--- Start ---
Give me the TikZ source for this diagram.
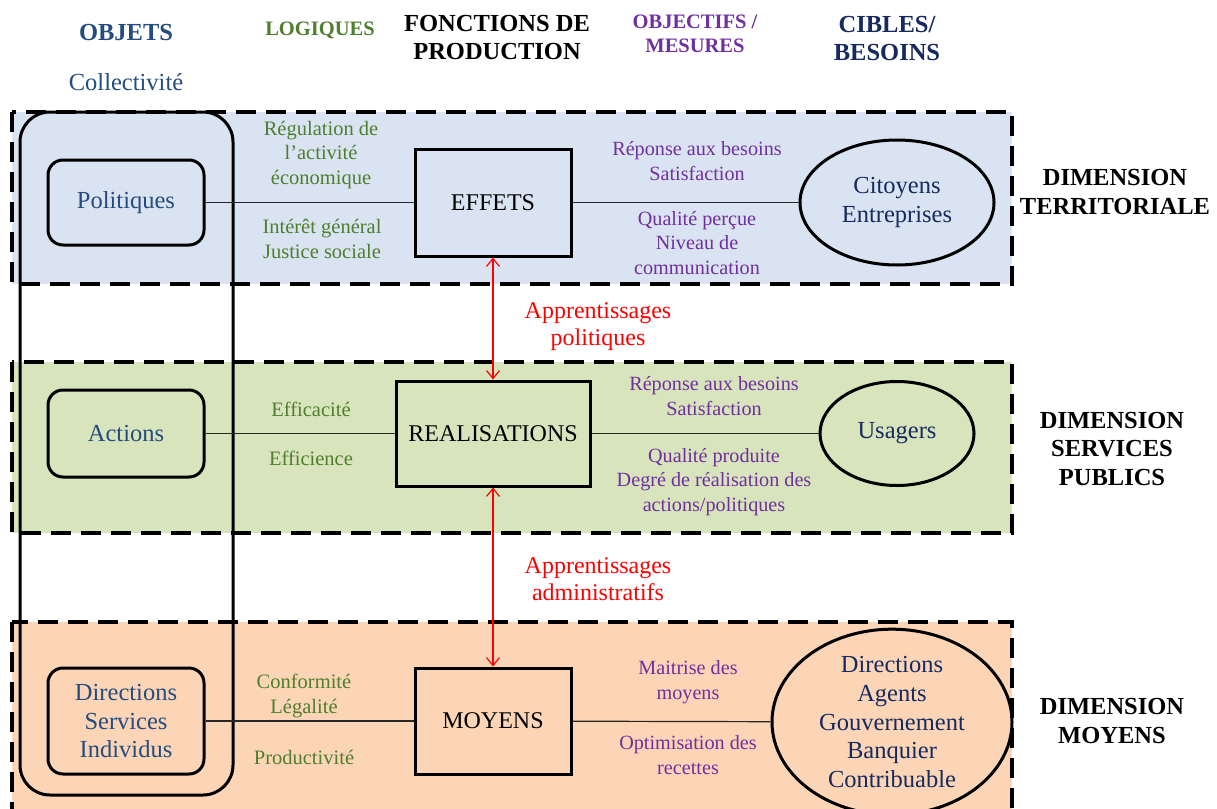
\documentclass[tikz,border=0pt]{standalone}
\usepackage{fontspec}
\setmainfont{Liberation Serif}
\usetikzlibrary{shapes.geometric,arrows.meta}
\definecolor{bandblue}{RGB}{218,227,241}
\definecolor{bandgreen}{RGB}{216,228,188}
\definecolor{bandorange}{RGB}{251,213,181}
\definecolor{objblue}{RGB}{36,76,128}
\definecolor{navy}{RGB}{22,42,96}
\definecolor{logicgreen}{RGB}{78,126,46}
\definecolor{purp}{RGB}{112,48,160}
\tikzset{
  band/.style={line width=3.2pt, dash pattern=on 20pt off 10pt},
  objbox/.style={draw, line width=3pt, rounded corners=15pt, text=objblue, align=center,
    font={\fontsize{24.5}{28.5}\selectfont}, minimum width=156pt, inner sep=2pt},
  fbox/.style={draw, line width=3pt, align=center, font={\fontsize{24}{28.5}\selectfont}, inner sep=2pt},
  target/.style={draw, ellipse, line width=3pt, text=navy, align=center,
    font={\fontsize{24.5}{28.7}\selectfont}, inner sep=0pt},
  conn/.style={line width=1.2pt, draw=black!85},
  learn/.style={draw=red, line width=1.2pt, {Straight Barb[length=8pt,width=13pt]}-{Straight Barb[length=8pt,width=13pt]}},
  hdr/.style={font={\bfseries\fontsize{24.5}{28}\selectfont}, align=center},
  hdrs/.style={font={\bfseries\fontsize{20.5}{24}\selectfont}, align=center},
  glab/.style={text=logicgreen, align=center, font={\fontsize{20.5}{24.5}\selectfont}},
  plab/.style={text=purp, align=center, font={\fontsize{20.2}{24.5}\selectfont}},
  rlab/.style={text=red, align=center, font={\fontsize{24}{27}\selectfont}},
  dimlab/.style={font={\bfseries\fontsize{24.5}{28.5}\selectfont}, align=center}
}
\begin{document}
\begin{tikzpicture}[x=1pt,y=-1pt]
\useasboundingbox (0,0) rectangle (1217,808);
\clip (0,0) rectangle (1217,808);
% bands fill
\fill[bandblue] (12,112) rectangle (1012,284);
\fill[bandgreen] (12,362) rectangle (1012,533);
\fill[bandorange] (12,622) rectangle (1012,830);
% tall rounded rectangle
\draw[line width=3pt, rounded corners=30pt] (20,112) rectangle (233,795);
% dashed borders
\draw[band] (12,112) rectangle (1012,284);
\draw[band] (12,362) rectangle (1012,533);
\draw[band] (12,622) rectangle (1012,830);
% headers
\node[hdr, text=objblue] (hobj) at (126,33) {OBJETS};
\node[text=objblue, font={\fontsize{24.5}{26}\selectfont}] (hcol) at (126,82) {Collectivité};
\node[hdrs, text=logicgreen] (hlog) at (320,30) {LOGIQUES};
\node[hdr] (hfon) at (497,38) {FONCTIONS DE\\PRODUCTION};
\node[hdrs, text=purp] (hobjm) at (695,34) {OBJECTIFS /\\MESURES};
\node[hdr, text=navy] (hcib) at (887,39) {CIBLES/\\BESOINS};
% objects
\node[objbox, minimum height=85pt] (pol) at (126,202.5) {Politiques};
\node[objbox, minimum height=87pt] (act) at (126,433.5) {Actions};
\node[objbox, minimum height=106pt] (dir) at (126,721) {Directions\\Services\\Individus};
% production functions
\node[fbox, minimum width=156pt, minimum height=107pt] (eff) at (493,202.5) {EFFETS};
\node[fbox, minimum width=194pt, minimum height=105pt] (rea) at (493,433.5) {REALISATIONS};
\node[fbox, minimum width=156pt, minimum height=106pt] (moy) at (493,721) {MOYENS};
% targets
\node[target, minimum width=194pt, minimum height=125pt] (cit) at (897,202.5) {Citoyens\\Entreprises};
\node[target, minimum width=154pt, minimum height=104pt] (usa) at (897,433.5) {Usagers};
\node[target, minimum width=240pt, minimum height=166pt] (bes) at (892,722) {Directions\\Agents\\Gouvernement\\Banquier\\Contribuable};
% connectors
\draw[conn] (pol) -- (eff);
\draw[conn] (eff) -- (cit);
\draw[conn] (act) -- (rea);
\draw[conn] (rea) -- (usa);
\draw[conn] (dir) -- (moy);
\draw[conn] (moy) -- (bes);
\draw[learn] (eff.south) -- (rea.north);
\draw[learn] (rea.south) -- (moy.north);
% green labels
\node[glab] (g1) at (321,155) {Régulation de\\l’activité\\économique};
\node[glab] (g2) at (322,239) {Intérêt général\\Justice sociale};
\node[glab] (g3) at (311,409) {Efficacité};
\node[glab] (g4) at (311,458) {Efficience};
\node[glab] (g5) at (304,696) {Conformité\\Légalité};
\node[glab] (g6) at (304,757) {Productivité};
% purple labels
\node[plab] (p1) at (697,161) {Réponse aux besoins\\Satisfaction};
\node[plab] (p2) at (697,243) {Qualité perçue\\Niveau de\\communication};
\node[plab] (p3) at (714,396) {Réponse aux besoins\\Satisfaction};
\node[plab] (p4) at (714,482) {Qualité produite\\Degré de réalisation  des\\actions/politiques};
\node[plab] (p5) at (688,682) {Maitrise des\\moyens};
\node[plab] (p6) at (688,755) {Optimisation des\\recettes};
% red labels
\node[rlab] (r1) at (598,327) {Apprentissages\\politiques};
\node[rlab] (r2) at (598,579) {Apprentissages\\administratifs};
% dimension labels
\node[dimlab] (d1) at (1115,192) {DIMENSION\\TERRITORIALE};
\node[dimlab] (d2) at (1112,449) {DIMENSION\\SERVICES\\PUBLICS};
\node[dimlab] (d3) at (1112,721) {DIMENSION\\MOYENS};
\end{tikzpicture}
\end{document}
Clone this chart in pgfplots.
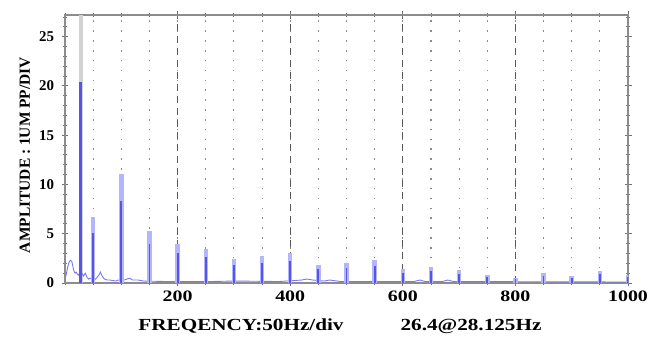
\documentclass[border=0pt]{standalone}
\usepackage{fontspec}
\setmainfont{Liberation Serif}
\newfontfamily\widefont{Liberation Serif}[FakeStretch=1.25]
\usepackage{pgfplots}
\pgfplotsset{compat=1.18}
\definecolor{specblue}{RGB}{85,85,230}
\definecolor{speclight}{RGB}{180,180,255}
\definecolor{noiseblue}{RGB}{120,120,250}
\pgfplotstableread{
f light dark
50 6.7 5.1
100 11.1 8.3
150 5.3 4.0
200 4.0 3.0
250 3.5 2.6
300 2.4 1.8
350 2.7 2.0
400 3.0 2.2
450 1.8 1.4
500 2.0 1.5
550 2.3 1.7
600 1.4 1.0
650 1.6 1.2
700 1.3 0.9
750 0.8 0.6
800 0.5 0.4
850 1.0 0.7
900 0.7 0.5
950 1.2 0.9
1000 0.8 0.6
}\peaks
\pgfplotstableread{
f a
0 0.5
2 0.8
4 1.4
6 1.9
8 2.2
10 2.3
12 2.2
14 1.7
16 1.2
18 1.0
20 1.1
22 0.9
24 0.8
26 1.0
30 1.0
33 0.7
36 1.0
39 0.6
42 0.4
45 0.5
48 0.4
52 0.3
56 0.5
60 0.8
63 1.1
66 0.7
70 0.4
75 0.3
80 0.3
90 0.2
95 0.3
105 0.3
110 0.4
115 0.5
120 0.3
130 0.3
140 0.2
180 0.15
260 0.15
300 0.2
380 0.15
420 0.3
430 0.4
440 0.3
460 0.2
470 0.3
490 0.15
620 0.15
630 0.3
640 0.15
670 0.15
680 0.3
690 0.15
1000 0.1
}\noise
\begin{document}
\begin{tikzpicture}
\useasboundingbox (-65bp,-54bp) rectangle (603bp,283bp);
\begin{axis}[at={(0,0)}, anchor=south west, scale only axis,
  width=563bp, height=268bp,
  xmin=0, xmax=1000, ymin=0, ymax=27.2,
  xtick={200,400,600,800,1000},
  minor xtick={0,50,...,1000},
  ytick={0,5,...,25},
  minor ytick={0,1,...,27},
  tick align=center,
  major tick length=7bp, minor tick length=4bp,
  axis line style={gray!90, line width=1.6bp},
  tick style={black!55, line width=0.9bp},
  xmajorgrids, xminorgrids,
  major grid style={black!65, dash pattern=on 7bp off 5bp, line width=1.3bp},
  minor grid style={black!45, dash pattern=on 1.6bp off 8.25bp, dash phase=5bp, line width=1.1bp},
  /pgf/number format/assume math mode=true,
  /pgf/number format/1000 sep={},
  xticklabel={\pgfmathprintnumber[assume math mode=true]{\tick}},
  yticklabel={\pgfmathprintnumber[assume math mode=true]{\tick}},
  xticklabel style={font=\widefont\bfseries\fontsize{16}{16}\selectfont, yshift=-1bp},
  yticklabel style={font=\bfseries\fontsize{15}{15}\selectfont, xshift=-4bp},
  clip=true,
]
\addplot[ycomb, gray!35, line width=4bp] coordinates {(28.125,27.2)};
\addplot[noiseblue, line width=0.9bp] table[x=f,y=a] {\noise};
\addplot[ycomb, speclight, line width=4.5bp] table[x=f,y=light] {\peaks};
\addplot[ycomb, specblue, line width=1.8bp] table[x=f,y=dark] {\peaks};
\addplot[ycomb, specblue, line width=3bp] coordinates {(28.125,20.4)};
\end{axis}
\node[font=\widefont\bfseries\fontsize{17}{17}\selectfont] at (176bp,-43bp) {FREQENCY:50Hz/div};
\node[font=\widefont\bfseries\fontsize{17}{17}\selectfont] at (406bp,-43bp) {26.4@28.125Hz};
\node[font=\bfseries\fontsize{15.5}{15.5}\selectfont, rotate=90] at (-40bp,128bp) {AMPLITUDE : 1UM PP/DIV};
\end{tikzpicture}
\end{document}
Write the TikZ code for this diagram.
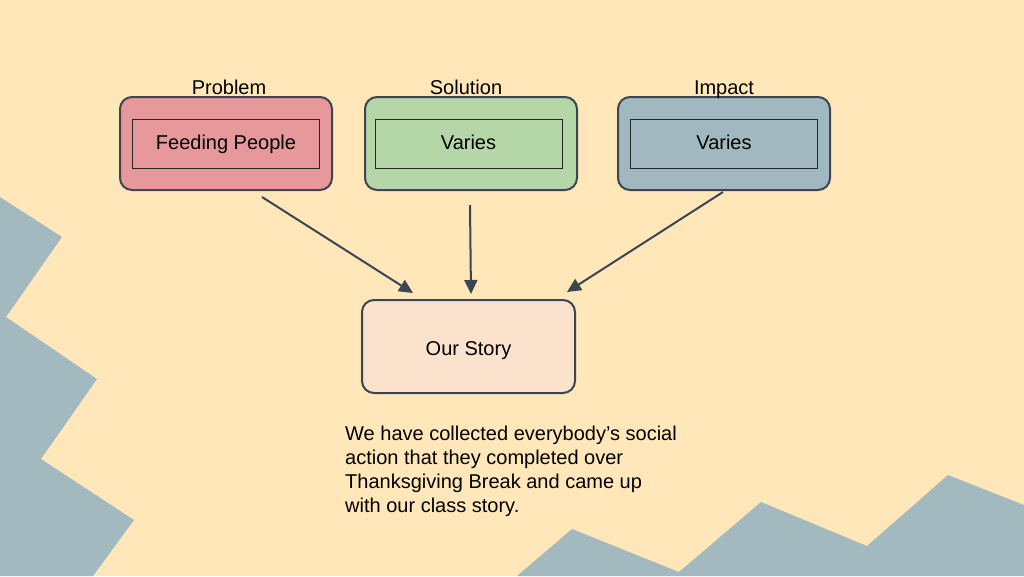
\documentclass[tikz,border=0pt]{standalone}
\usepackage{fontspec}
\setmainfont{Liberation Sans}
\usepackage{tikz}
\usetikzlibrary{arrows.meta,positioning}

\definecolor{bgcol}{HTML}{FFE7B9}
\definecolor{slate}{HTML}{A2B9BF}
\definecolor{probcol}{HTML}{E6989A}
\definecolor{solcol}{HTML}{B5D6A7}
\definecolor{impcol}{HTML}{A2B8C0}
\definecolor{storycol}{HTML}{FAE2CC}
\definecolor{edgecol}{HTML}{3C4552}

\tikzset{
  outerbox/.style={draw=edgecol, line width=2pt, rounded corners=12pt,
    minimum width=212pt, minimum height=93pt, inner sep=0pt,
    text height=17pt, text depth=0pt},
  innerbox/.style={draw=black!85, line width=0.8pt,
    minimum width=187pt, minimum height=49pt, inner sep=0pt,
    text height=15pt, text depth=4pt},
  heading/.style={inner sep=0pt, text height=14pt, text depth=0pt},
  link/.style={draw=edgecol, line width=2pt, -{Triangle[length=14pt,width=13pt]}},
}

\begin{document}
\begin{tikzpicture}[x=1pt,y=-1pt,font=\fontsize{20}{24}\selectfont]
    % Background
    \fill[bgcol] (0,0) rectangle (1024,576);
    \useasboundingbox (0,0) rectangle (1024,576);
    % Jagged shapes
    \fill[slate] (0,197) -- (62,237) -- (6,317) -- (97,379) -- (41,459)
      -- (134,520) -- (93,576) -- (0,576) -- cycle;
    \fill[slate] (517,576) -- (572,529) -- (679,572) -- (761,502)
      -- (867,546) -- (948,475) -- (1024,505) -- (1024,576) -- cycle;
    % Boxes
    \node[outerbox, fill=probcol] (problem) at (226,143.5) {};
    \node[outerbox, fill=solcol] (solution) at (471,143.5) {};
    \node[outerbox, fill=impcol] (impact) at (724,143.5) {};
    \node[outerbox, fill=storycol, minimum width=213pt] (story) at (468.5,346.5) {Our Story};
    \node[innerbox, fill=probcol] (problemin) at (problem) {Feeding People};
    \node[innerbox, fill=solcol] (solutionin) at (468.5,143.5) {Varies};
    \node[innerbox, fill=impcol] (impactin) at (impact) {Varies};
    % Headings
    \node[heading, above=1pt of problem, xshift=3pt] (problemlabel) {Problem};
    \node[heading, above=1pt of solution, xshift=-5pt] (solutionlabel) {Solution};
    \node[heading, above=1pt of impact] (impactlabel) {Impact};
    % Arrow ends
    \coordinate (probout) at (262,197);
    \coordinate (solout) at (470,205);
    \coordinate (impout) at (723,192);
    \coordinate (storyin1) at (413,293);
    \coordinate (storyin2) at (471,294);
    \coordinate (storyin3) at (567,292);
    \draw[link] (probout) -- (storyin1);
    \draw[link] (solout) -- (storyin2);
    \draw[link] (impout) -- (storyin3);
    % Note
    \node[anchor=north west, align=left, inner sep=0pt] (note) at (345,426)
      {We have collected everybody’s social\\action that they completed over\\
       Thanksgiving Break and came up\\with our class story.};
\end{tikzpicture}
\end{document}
--- End ---
Task goal:
Extract every line of the records above that contains the word "diagram".

Worked solution:
Give me the TikZ source for this diagram.
Write the TikZ code for this diagram.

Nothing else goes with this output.